* [Set problem]:
Wherever the word "matplotlib" turns up in a line of the entries, copy that line.

* [Given data]:
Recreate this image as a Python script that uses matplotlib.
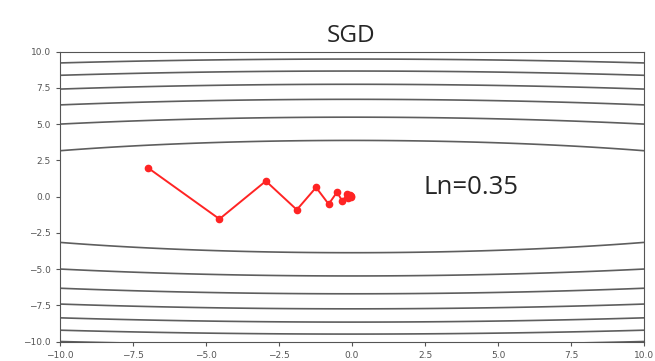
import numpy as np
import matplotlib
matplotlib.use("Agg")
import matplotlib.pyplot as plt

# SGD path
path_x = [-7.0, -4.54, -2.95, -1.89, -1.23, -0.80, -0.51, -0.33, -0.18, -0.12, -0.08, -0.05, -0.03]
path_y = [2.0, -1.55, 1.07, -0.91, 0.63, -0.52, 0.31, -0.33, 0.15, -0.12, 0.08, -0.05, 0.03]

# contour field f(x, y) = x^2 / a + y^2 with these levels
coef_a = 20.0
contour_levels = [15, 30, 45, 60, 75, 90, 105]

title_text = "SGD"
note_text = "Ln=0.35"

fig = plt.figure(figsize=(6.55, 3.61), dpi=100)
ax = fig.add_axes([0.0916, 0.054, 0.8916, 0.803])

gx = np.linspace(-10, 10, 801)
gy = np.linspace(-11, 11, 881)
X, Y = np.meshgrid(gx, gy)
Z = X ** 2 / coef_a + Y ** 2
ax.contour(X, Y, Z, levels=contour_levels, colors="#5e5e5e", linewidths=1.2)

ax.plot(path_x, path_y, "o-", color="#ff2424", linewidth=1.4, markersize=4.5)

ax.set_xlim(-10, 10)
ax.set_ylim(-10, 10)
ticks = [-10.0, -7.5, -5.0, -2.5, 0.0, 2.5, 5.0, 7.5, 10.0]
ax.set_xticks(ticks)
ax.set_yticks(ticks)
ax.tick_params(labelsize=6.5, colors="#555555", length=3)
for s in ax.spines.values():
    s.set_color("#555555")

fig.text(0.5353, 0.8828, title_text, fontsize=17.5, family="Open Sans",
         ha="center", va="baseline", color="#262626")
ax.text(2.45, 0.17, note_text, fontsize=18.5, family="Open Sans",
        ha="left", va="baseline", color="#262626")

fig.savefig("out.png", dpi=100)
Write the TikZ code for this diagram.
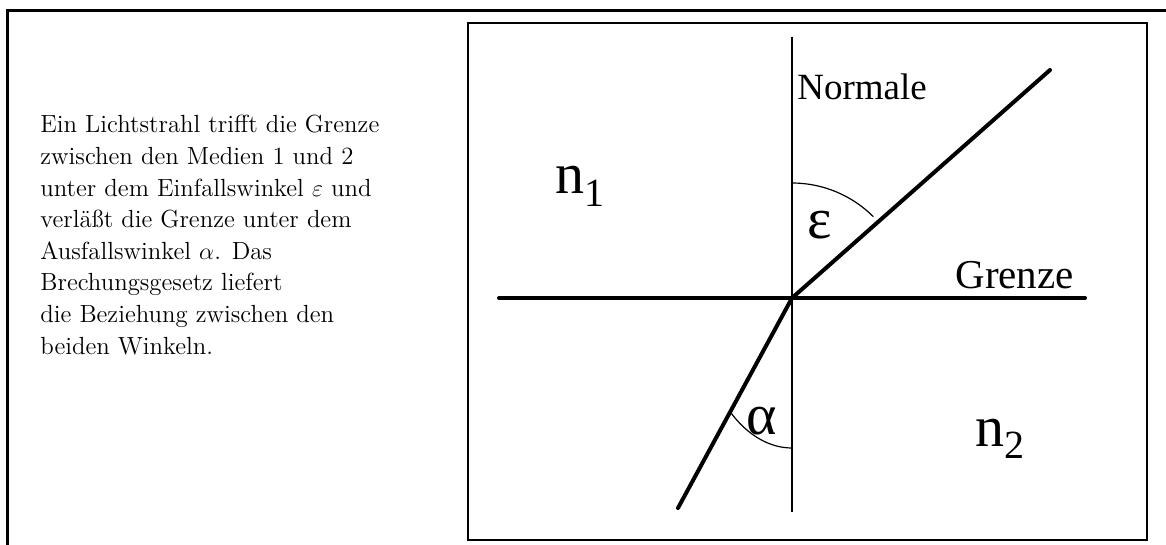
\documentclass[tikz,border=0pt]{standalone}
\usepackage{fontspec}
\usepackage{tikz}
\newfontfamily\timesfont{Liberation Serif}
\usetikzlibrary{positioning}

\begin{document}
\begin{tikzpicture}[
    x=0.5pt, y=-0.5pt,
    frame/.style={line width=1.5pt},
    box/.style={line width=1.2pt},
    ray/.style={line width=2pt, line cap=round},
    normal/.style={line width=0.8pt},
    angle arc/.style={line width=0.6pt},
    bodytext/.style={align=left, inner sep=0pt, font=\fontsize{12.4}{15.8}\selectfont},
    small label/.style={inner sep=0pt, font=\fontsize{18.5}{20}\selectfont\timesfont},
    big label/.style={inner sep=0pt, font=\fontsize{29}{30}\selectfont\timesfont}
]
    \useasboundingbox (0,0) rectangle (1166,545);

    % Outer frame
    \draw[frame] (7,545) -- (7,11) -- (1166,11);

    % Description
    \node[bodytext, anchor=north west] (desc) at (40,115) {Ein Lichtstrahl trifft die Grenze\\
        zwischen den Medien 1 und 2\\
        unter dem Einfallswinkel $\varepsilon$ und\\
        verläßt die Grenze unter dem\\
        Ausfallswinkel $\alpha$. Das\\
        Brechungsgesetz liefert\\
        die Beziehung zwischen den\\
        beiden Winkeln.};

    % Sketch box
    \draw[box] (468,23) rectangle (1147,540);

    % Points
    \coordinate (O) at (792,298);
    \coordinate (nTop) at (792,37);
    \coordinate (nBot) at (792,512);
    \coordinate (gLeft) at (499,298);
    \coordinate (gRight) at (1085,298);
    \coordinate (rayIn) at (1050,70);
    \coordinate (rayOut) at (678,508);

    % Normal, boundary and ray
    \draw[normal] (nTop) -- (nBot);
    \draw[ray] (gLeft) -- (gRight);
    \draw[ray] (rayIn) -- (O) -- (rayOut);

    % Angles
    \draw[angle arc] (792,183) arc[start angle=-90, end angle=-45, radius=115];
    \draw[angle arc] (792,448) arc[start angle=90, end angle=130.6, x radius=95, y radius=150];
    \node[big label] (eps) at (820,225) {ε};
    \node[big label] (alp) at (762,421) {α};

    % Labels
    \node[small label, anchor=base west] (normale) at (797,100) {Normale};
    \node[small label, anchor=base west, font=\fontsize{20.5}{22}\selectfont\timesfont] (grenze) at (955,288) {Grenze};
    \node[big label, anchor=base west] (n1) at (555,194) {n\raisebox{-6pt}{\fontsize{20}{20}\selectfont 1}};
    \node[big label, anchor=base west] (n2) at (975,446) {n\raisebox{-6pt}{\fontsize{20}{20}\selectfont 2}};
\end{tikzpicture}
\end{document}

* [Output for this exercise]:
Recreate this image as a Python script that uses matplotlib.
import matplotlib
matplotlib.use("Agg")
import matplotlib.pyplot as plt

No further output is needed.